The on-court return is somewhat secondary in this instance, but what Stevens has done here is give himself options. The Celtics can do one of three things moving forward.
Keep Cutting Salary
My initial thought for this offseason was that the Celtics need to cut enough salary to get under the luxury tax, to reset the penalties for being over it for a time when Jayson Tatum is once again fully healthy. In trading Jrue Holiday and Kristaps Porzingis today, the Celtics cut ~$27M of the ~$40M they would need to cut to get under the luxury tax threshold. Said differently – they have now done the hardest work. The rest of the work is not nearly so insurmountable. Should they so desire, there should be multiple avenues to deal Georges Niang ($8.2M) or Sam Hauser ($10.04M), and Anfernee Simons ($27.7M) would also likely have multiple suitors. In other words, they can now likely cut enough salary to get under the luxury tax without trading Derrick White or Jaylen Brown, which seemed borderline impossible to me a few weeks ago. This is legitimately nothing short of incredible.

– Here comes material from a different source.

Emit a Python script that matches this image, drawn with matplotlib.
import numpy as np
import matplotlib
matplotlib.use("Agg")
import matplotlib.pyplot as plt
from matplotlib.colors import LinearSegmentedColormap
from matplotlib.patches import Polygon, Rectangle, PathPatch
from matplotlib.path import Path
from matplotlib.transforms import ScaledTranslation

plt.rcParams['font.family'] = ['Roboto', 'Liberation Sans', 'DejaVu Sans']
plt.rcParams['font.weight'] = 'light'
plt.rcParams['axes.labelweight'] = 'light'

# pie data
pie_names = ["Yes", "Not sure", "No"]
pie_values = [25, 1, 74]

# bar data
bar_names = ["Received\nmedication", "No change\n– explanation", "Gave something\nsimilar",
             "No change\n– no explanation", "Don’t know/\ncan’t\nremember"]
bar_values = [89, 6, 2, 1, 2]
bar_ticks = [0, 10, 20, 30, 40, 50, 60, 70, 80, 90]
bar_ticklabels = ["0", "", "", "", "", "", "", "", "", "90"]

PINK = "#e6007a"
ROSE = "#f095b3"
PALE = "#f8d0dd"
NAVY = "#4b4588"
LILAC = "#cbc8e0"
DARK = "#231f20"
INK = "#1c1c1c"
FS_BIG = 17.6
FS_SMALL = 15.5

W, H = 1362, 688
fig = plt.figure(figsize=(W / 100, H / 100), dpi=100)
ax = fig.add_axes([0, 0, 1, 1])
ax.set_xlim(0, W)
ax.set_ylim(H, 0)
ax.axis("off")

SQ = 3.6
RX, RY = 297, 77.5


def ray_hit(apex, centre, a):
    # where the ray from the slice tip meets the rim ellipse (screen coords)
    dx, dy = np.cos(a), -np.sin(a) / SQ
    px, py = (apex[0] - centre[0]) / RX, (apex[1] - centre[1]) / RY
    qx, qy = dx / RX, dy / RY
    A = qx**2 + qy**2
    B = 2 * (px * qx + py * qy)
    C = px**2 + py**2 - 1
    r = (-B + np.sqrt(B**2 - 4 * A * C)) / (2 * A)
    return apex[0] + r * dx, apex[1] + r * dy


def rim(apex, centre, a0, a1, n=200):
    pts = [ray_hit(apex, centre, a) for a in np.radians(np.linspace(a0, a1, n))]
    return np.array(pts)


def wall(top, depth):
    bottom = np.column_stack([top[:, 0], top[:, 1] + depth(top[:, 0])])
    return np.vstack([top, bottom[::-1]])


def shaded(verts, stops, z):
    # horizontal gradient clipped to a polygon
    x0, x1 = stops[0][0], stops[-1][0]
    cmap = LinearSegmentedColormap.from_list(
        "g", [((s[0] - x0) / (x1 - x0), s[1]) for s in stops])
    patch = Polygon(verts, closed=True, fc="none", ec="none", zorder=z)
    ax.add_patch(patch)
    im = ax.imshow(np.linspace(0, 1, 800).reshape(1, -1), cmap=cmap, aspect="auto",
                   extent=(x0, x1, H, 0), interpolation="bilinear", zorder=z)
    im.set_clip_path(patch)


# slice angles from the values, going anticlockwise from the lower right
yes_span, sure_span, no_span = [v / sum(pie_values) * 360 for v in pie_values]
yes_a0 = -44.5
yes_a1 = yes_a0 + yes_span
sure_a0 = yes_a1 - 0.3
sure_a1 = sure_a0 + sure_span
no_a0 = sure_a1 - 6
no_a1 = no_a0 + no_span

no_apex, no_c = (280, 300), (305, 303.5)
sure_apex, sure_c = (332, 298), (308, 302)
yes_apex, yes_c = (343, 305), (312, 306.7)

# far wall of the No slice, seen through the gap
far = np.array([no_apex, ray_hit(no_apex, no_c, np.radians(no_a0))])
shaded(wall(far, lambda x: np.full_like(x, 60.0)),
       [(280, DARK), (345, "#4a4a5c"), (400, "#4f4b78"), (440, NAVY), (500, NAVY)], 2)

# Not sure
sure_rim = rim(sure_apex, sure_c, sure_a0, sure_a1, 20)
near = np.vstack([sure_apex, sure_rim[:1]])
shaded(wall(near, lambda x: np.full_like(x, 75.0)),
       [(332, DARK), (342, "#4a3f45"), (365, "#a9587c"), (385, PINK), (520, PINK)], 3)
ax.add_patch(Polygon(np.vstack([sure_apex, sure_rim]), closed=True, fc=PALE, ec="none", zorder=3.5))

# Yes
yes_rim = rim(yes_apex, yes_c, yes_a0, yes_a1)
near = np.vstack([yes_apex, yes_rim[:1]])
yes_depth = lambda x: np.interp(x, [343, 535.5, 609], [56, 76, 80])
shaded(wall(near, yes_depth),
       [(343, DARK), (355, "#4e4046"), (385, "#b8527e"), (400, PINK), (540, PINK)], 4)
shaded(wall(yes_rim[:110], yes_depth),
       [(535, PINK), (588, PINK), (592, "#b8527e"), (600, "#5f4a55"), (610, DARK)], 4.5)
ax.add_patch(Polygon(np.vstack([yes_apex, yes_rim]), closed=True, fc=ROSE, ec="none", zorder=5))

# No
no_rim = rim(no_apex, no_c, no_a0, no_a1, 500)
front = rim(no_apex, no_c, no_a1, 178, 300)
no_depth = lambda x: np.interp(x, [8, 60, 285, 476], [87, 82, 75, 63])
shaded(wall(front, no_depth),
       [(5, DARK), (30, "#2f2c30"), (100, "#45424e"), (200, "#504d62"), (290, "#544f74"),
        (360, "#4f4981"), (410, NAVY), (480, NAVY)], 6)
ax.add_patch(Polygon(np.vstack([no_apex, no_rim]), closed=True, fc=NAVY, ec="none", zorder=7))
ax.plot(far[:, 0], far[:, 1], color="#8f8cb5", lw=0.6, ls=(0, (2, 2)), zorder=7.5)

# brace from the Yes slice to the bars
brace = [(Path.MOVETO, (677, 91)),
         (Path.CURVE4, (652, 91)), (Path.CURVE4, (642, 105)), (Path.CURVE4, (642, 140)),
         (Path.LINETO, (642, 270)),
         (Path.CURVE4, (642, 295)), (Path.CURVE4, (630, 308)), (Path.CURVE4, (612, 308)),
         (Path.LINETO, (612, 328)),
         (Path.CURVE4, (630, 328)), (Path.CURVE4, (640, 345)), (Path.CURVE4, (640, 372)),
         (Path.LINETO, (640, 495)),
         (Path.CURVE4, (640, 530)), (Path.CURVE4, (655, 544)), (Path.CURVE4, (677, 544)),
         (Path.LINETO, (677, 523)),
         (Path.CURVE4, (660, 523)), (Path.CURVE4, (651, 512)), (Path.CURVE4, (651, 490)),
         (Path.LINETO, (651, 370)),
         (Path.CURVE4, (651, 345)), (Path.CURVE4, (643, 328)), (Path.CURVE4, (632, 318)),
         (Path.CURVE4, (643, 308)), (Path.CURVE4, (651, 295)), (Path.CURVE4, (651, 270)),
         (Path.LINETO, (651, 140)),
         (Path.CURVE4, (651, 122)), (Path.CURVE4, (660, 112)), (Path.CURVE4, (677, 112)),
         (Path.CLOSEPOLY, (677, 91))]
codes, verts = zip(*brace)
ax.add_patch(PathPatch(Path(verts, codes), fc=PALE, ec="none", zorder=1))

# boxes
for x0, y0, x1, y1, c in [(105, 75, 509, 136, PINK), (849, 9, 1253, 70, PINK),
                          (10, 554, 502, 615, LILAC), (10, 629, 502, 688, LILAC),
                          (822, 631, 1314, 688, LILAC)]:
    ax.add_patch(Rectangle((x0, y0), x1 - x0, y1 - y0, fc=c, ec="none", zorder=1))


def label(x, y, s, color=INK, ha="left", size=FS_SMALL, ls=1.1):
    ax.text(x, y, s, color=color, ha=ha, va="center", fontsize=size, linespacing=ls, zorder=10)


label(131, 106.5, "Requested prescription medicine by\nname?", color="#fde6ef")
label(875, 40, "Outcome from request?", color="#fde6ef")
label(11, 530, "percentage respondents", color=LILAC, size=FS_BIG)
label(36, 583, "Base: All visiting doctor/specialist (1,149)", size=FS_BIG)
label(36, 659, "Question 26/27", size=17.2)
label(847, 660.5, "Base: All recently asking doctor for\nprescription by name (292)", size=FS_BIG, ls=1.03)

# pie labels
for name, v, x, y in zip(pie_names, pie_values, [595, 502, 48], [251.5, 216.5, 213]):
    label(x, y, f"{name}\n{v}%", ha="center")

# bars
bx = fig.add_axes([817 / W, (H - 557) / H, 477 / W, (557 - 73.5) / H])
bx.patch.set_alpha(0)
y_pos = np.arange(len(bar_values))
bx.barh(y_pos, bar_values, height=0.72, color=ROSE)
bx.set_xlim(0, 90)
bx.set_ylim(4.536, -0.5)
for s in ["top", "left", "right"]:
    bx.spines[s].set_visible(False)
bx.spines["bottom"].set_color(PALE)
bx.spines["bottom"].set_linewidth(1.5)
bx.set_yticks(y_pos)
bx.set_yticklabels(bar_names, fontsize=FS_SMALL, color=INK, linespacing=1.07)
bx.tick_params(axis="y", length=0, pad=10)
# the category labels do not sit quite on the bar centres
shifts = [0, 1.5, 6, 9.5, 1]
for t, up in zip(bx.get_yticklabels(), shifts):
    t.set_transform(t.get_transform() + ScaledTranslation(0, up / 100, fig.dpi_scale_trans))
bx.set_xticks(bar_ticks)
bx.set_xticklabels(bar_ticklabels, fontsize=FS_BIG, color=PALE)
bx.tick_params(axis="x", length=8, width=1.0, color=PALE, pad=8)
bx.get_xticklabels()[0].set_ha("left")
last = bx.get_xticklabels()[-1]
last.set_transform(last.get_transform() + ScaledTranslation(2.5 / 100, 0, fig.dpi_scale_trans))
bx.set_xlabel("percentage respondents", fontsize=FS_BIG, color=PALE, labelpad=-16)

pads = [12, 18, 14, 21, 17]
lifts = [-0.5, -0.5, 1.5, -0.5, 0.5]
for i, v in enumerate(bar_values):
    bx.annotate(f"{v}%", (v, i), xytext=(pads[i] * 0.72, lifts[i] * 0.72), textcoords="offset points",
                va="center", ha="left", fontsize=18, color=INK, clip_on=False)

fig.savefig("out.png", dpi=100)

The C's being able to keep responsibly planning for the future while keeping Tatum, Brown, and White together would be a master stroke. To be honest, the rest of the NBA is likely furious with the Trailblazers, Hawks, and Nets right about now.
Go For It!
It's no secret that the East is wide open next year – now more than ever, given Tyrese Haliburton's tragic Achilles injury that absolutely gave me horrible flashbacks to Jayson Tatum's near-identical on-court injury (too soon). The only three East teams I think can be counted on to be good next season are Cleveland, Detroit, and New York. I would put Boston firmly in the next tier with Indiana, Orlando, and Milwaukee, with Atlanta, Miami, and Philadelphia trying to edge their way into that group.
The Celtics as they are constituted at the moment are unlikely to be the team that takes the court when training camp starts in October, but the eight-some of Jaylen Brown, Derrick White, Anfernee Simons, Payton Pritchard, Sam Hauser, Neemias Queta, Georges Niang, and Baylor Scheierman is a solid group. It's short on size, but that may be addressed tomorrow in the Draft, and/or possibly bringing back Al Horford on a veteran's minimum contract. So this could be a really fun team. They can play fast, be functionally deep, score prolifically, and compete defensively. There have been many, many, many worse seasons in Celtics history.

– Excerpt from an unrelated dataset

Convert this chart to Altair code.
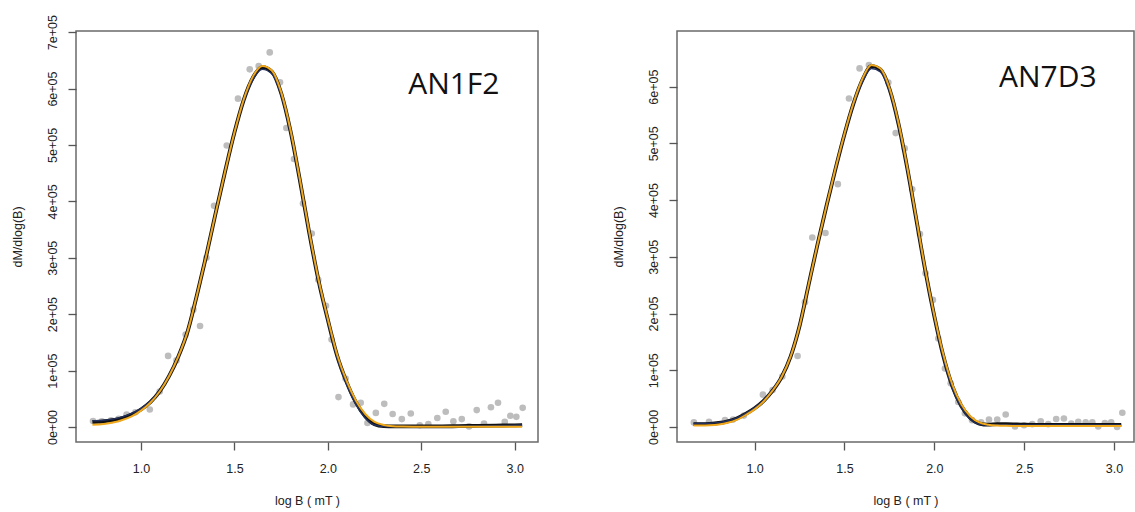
import altair as alt
import pandas as pd

# ---------------- AN1F2 (left panel) ----------------
L_CURVE_X = [0.74, 0.80, 0.85, 0.90, 0.95, 1.00, 1.05, 1.10, 1.15, 1.20, 1.25, 1.30, 1.35,
             1.40, 1.45, 1.50, 1.55, 1.60, 1.65, 1.70, 1.75, 1.80, 1.85, 1.90, 1.95, 2.00,
             2.05, 2.10, 2.15, 2.20, 2.25, 2.30, 2.35, 2.40, 2.50, 2.60, 2.70, 2.80, 2.90,
             3.00, 3.04]
L_BLACK = [9000, 10000, 12000, 16000, 22000, 31000, 44000, 63000, 90000, 125000, 170000,
           235000, 305000, 380000, 453000, 522000, 580000, 620000, 638000, 630000, 592000,
           525000, 438000, 345000, 260000, 190000, 126000, 80000, 44000, 19000, 5000, 1500,
           1000, 1000, 1000, 1000, 1500, 2000, 2500, 3000, 3500]
L_NAVY = [11000, 12000, 14000, 18000, 24000, 33000, 46000, 65000, 92000, 127000, 172000,
          237000, 306000, 380000, 452000, 520000, 577000, 616000, 634000, 626000, 588000,
          521000, 434000, 341000, 256000, 186000, 122000, 76000, 40000, 16000, 3500, 800,
          500, 1000, 1000, 1000, 1500, 2000, 2500, 3000, 3500]
L_ORANGE = [4000, 5500, 8000, 12500, 19000, 29000, 43000, 63000, 90000, 125000, 170000,
            235000, 305000, 380000, 453000, 522000, 581000, 622000, 640000, 632000, 594000,
            527000, 440000, 347000, 262000, 192000, 128000, 82000, 47000, 23000, 9000, 3500,
            1500, 1000, 500, 500, 500, 500, 500, 500, 500]
L_PTS_X = [0.743, 0.79, 0.84, 0.88, 0.923, 0.97, 1.047, 1.10, 1.145, 1.19, 1.239, 1.28, 1.316,
           1.35, 1.391, 1.459, 1.519, 1.582, 1.63, 1.689, 1.744, 1.778, 1.819, 1.867, 1.914,
           1.949, 1.990, 2.020, 2.057, 2.095, 2.135, 2.176, 2.212, 2.257, 2.302, 2.347, 2.396,
           2.444, 2.492, 2.538, 2.586, 2.631, 2.672, 2.717, 2.756, 2.797, 2.836, 2.873, 2.911,
           2.947, 2.977, 3.009, 3.043]
L_PTS_Y = [10600, 10000, 12000, 14500, 22000, 26000, 31000, 63000, 126000, 118000, 164000,
           208000, 179000, 300000, 392000, 499000, 582000, 634000, 640000, 664000, 611000,
           530000, 475000, 396000, 343000, 261000, 215000, 155000, 53000, 86000, 40000, 43000,
           7000, 25000, 41000, 23000, 14000, 24000, 3000, 5000, 16000, 27000, 10000, 14000,
           1000, 30000, 6000, 35000, 43000, 9000, 20000, 18000, 34000]

# ---------------- AN7D3 (right panel) ----------------
R_CURVE_X = [0.66, 0.70, 0.75, 0.80, 0.85, 0.90, 0.95, 1.00, 1.05, 1.10, 1.15, 1.20, 1.25,
             1.30, 1.35, 1.40, 1.45, 1.50, 1.55, 1.60, 1.65, 1.70, 1.75, 1.80, 1.85, 1.90,
             1.95, 2.00, 2.05, 2.10, 2.15, 2.20, 2.25, 2.30, 2.35, 2.40, 2.50, 2.60, 2.70,
             2.80, 2.90, 3.00, 3.04]
R_BLACK = [5000, 5000, 5500, 7000, 10000, 15000, 23000, 33000, 46000, 64000, 88000, 124000,
           178000, 250000, 322000, 390000, 455000, 516000, 570000, 612000, 636000, 630000,
           596000, 535000, 455000, 365000, 275000, 195000, 125000, 72000, 37000, 16000, 6000,
           4000, 5000, 5000, 4000, 3500, 3500, 3500, 3500, 3500, 3500]
R_NAVY = [6000, 6000, 6500, 8000, 11000, 16000, 24000, 34000, 47000, 66000, 90000, 126000,
          180000, 251000, 322000, 389000, 453000, 513000, 567000, 608000, 632000, 626000,
          592000, 531000, 451000, 361000, 271000, 191000, 121000, 68000, 34000, 13000, 4500,
          3000, 4000, 4000, 3500, 3500, 3500, 3500, 3500, 3500, 3500]
R_ORANGE = [2500, 2500, 3000, 4500, 7500, 12500, 21000, 31000, 45000, 64000, 88000, 124000,
            178000, 250000, 322000, 390000, 456000, 517000, 571000, 614000, 638000, 632000,
            598000, 537000, 457000, 367000, 277000, 197000, 128000, 75000, 40000, 19000, 8000,
            4000, 2500, 2000, 1500, 1500, 1500, 1500, 1500, 1500, 1500]
R_PTS_X = [0.662, 0.746, 0.835, 0.88, 0.94, 1.046, 1.10, 1.154, 1.239, 1.28, 1.321, 1.394,
           1.463, 1.525, 1.584, 1.636, 1.744, 1.785, 1.835, 1.877, 1.92, 1.951, 1.992, 2.022,
           2.059, 2.091, 2.133, 2.170, 2.21, 2.26, 2.304, 2.350, 2.397, 2.449, 2.499, 2.545,
           2.592, 2.634, 2.678, 2.721, 2.762, 2.801, 2.842, 2.879, 2.912, 2.949, 2.984, 3.017,
           3.046]
R_PTS_Y = [8000, 9000, 12000, 13000, 20000, 57000, 65000, 89000, 125000, 220000, 334000,
           342000, 428000, 579000, 632000, 638000, 607000, 518000, 491000, 419000, 340000,
           271000, 224000, 156000, 103000, 77000, 44000, 24000, 12000, 8000, 13000, 13000,
           22000, 1000, 3000, 5000, 10000, 5000, 14000, 15000, 6000, 9000, 8000, 8000, 1000,
           7000, 8000, 0, 25000]

X_TICKS = [1.0, 1.5, 2.0, 2.5, 3.0]
L_Y_TICKS = [0, 100000, 200000, 300000, 400000, 500000, 600000, 700000]
R_Y_TICKS = [0, 100000, 200000, 300000, 400000, 500000, 600000]

FONT = "Liberation Sans"
LABEL_EXPR = "format(datum.value / 100000, 'd') + (datum.value == 0 ? 'e+00' : 'e+05')"


def panel(cx, black, navy, orange, px, py, xdom, ydom, yticks, name, name_x, name_y, width):
    xs = alt.Scale(domain=xdom, nice=False, zero=False)
    ys = alt.Scale(domain=ydom, nice=False, zero=False)
    xax = alt.Axis(values=X_TICKS, format=".1f", grid=False, domain=False, tickSize=8,
                   tickColor="#555555", tickWidth=1.3, labelFont=FONT, labelFontSize=12.5,
                   labelColor="#222222", labelPadding=12, labelFlush=False,
                   title="log B ( mT )", titleFont=FONT, titleFontSize=12.5,
                   titleFontWeight="normal", titleColor="#222222", titlePadding=20)
    yax = alt.Axis(values=yticks, labelExpr=LABEL_EXPR, grid=False, domain=False, tickSize=8,
                   tickColor="#555555", tickWidth=1.3, labelFont=FONT, labelFontSize=12.5,
                   labelColor="#222222", labelAngle=270, labelAlign="center",
                   labelBaseline="bottom", labelPadding=9, labelFlush=False,
                   labelOverlap=False, title="dM/dlog(B)", titleFont=FONT,
                   titleFontSize=12.5, titleFontWeight="normal", titleColor="#222222",
                   titlePadding=22)

    pts = pd.DataFrame({"x": px, "y": py})
    crv = pd.DataFrame({"x": cx, "black": black, "navy": navy, "orange": orange})

    p = alt.Chart(pts).mark_circle(size=44, color="#bdbdbd", opacity=1).encode(
        x=alt.X("x:Q", scale=xs, axis=xax), y=alt.Y("y:Q", scale=ys, axis=yax))
    lb = alt.Chart(crv).mark_line(color="#111111", strokeWidth=3.8, interpolate="monotone").encode(
        x=alt.X("x:Q", scale=xs), y=alt.Y("black:Q", scale=ys))
    ln = alt.Chart(crv).mark_line(color="#22305e", strokeWidth=1.4, interpolate="monotone").encode(
        x=alt.X("x:Q", scale=xs), y=alt.Y("navy:Q", scale=ys))
    lo = alt.Chart(crv).mark_line(color="#f0a81c", strokeWidth=2.0, interpolate="monotone").encode(
        x=alt.X("x:Q", scale=xs), y=alt.Y("orange:Q", scale=ys))
    txt = alt.Chart(pd.DataFrame({"x": [name_x], "y": [name_y], "t": [name]})).mark_text(
        font="Open Sans", fontSize=30, align="left", baseline="alphabetic", color="#111111"
    ).encode(x=alt.X("x:Q", scale=xs), y=alt.Y("y:Q", scale=ys), text="t:N")
    return alt.layer(p, lb, ln, lo, txt).properties(width=width, height=411)


left = panel(L_CURVE_X, L_BLACK, L_NAVY, L_ORANGE, L_PTS_X, L_PTS_Y,
             [0.652, 3.125], [-26600, 702000], L_Y_TICKS, "AN1F2", 2.43, 5.9e5, 462)
right = panel(R_CURVE_X, R_BLACK, R_NAVY, R_ORANGE, R_PTS_X, R_PTS_Y,
              [0.568, 3.111], [-26500, 698000], R_Y_TICKS, "AN7D3", 2.36, 6.0e5, 457)

chart = alt.hconcat(left, right, spacing=139, bounds="flush").properties(
    padding={"left": 10, "top": 13, "right": 0, "bottom": 0},
    background="white",
).configure_view(stroke="#6a6a6a", strokeWidth=1.5)

chart.save("out.html", embed_options={"renderer": "svg", "actions": False})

Wait Until the Trade Deadline
There's absolutely no reason the team needs to pick a direction today. A lot of things are going to be in flux this coming season, both in Boston, in the East, and NBA in general, both on and off the court. The Luxury Tax and Apron penalties that the Celtics can incur are based on their team payroll at the end of each league season. So the C's can wait and see how the first few months of the season go and pick a direction in February. This is true of the team in general, and Simons in particular is a microcosm of this. With an expiring $27.7M contract and having just turned 26 years old, Simons gives the C's a ton of options, as I stated earlier today on BlueSky:
With Simons, Brad has four desirable options: 1. Immediately repackage him. 2. Sign him to an extension, he's the same age range as The Jay's. 3. Trade him at the deadline to a desperate team. Simons fits in perfectly on offense btw JB and DWhite. 4. Play the season & let him walk. He's expiring.

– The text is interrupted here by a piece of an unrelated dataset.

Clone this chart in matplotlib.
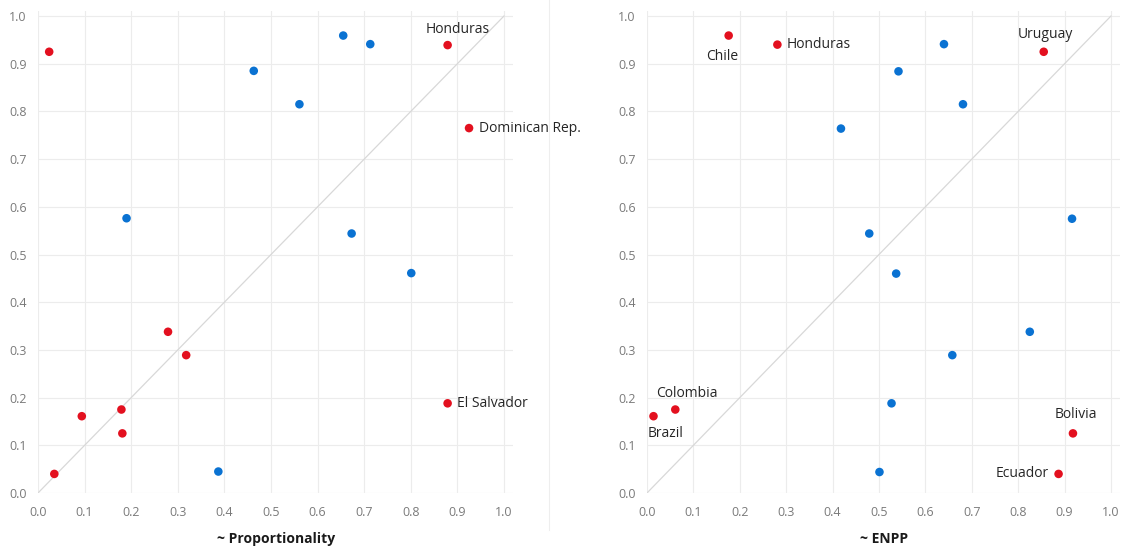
"""Two scatter panels of party-system measures for 18 Latin American countries."""

import matplotlib
import matplotlib.pyplot as plt
from matplotlib.lines import Line2D

matplotlib.use("Agg")

plt.rcParams["font.family"] = ["Open Sans", "DejaVu Sans"]

RED = "#e3101f"
BLUE = "#0a72d2"

# left panel: ~ Proportionality
prop_x = [0.024, 0.879, 0.925, 0.279, 0.318, 0.094, 0.179, 0.181, 0.035, 0.879,
          0.190, 0.463, 0.561, 0.655, 0.713, 0.673, 0.801, 0.387]
prop_y = [0.925, 0.939, 0.765, 0.338, 0.289, 0.161, 0.175, 0.125, 0.040, 0.188,
          0.576, 0.885, 0.815, 0.959, 0.941, 0.544, 0.461, 0.045]
prop_red = [True] * 10 + [False] * 8
prop_labels = {1: "Honduras", 2: "Dominican Rep.", 9: "El Salvador"}

# right panel: ~ ENPP
enpp_x = [0.176, 0.281, 0.855, 0.061, 0.014, 0.918, 0.887,
          0.640, 0.542, 0.681, 0.418, 0.916, 0.479, 0.537, 0.825, 0.658, 0.527, 0.501]
enpp_y = [0.959, 0.940, 0.925, 0.175, 0.161, 0.125, 0.040,
          0.941, 0.884, 0.815, 0.764, 0.575, 0.544, 0.460, 0.338, 0.289, 0.188, 0.044]
enpp_red = [True] * 7 + [False] * 11
enpp_labels = {0: "Chile", 1: "Honduras", 2: "Uruguay", 3: "Colombia",
               4: "Brazil", 5: "Bolivia", 6: "Ecuador"}

# where each label sits relative to its point: (dx, dy, ha, va) in points
label_place = {
    "Honduras_L": (7, 6, "center", "bottom"),
    "Dominican Rep.": (7, 0, "left", "center"),
    "El Salvador": (7, 0, "left", "center"),
    "Chile": (-5, -10, "center", "top"),
    "Honduras_R": (7, 0, "left", "center"),
    "Uruguay": (1, 7, "center", "bottom"),
    "Colombia": (8, 6, "center", "bottom"),
    "Brazil": (9, -7, "center", "top"),
    "Bolivia": (2, 8, "center", "bottom"),
    "Ecuador": (-7, 0, "right", "center"),
}

ticks = [i / 10 for i in range(11)]
W, H = 1126, 550
fig = plt.figure(figsize=(W / 100, H / 100), dpi=100)


def draw_panel(rect, xs, ys, reds, labels, xlabel, side):
    ax = fig.add_axes(rect)
    ax.set_xlim(0, 1.02)
    ax.set_ylim(0, 1.01)
    ax.set_xticks(ticks)
    ax.set_yticks(ticks)
    ax.set_xticklabels([f"{t:.1f}" for t in ticks])
    ax.set_yticklabels([f"{t:.1f}" for t in ticks])
    ax.grid(True, color="#ececec", linewidth=0.8)
    ax.set_axisbelow(True)
    for sp in ax.spines.values():
        sp.set_visible(False)
    ax.tick_params(length=0, labelsize=9, colors="#7a7a7a")
    ax.tick_params(axis="x", pad=9)
    ax.tick_params(axis="y", pad=8)
    ax.plot([0, 1], [0, 1], color="#d8d8d8", linewidth=0.9, zorder=1)
    colors = [RED if r else BLUE for r in reds]
    ax.scatter(xs, ys, s=38, c=colors, linewidths=0, zorder=3)
    for i, name in labels.items():
        key = f"{name}_{side}" if name == "Honduras" else name
        dx, dy, ha, va = label_place[key]
        ax.annotate(name, (xs[i], ys[i]), xytext=(dx, dy), textcoords="offset points",
                    ha=ha, va=va, fontsize=10, color="#262626")
    ax.set_xlabel(xlabel, fontsize=10, fontweight="bold", color="#1a1a1a", labelpad=10)
    return ax


bottom = (H - 493) / H
height = 477 * 1.01 / H
draw_panel([38 / W, bottom, 466 * 1.02 / W, height], prop_x, prop_y, prop_red,
           prop_labels, "~ Proportionality", "L")
draw_panel([647 / W, bottom, 464 * 1.02 / W, height], enpp_x, enpp_y, enpp_red,
           enpp_labels, "~ ENPP", "R")

# faint divider between the panels
fig.add_artist(Line2D([549 / W, 549 / W], [20 / H, 1.0], color="#eeeeee", linewidth=0.8))

fig.savefig("out.png", dpi=100)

— Paul Swydan (@swydan.bsky.social) 2025-06-24T11:32:50.450Z
To this point in his career, Anfernee Simons has been an extreme defensive liability. And if that continues, probably the C's won't want to extend him. But what if he can be a competent defender? What if he's never really bought in defensively because in the past six seasons (he was drafted seven seasons ago, but didn't really play in his rookie 2018-2019 season), the Blazers have been awful? They had a .409 winning percentage in those six seasons. To put that in context, the C's have had a .409 or worse winning percentage just 11 times in 79 seasons, and just three times this century (2005-2006, 2006-2007, and 2013-2014). Perhaps surrounded by better defensive talent – Simons has never played with a starter as gifted defensively as White – and summarily chastened by it being his contract year, Simons will be improved defensively. If he is, perhaps he's a candidate to stay in Boston long-term. Or perhaps that would just make him a better trade chip, if the team is doing very poorly, relegated to ninth place in an East where things have broken right for a lot of their competitors.
The point is, Stevens and the Celtics now have flexibility that they didn't have yesterday. It was imperative that the C's move off of Holiday and Porzingis as soon as possible, because there was a better than decent chance that their stock would have worsened by being in Boston this season, if for no other reason than they're older and their health is an open question. If Holiday or Porzingis stayed, and then they got hurt in January, there would be no trading him in February. And then the C's would have no flexibility and no hope. Now they have both. Simons affords them that, and in the meantime, his shot profile and style of play with the ball in his hands is a reasonable – albeit not as effective – facsimile of Tatum. Simons (and Niang) will help spread the floor for Jaylen Brown (and to a lesser extent, Derrick White) to create off the dribble.
It is definitely sad to be losing Holiday (I was about done with the Kristaps Porzingis Experience), but he helped us win a title, and the hard truth was that he was not going to help us win another. At least, not in a Celtics uniform. By moving his contract now, the C's are closer to being set up for their next title run. And they didn't have to sacrifice a first-round pick to move him. I thought they probably would have to, much like they did when they traded Kemba Walker's contract. And if that is impressive, then both ends of the Porzingis deal feel like a borderline miracle. In acquiring him, the C's received two first-round picks. Two seasons later, they traded him, and got a different team to sweeten the pot by giving up a first-round pick. And then absorb most of the salary coming back, so that the C's could get under the second apron line. This really just should not have been possible, especially when the player in question heading to the team who helped facilitate this (Terance Mann) is often not even a starter (he's started 169 of his 412 career games).
There will undoubtedly more to unfold in this Celtics offseason, perhaps as soon as tomorrow, so I don't want to get carried away with analyzing fit or the careers of Anfernee Simons and Georges Niang just yet. But the hardest work for Boston is done. That work seems like wizardry, but the one thing cooler than magic is math, and fortunately, Brad Stevens is great at both. Brad Stevens is amazing, and I'm so happy he's in charge of my favorite team.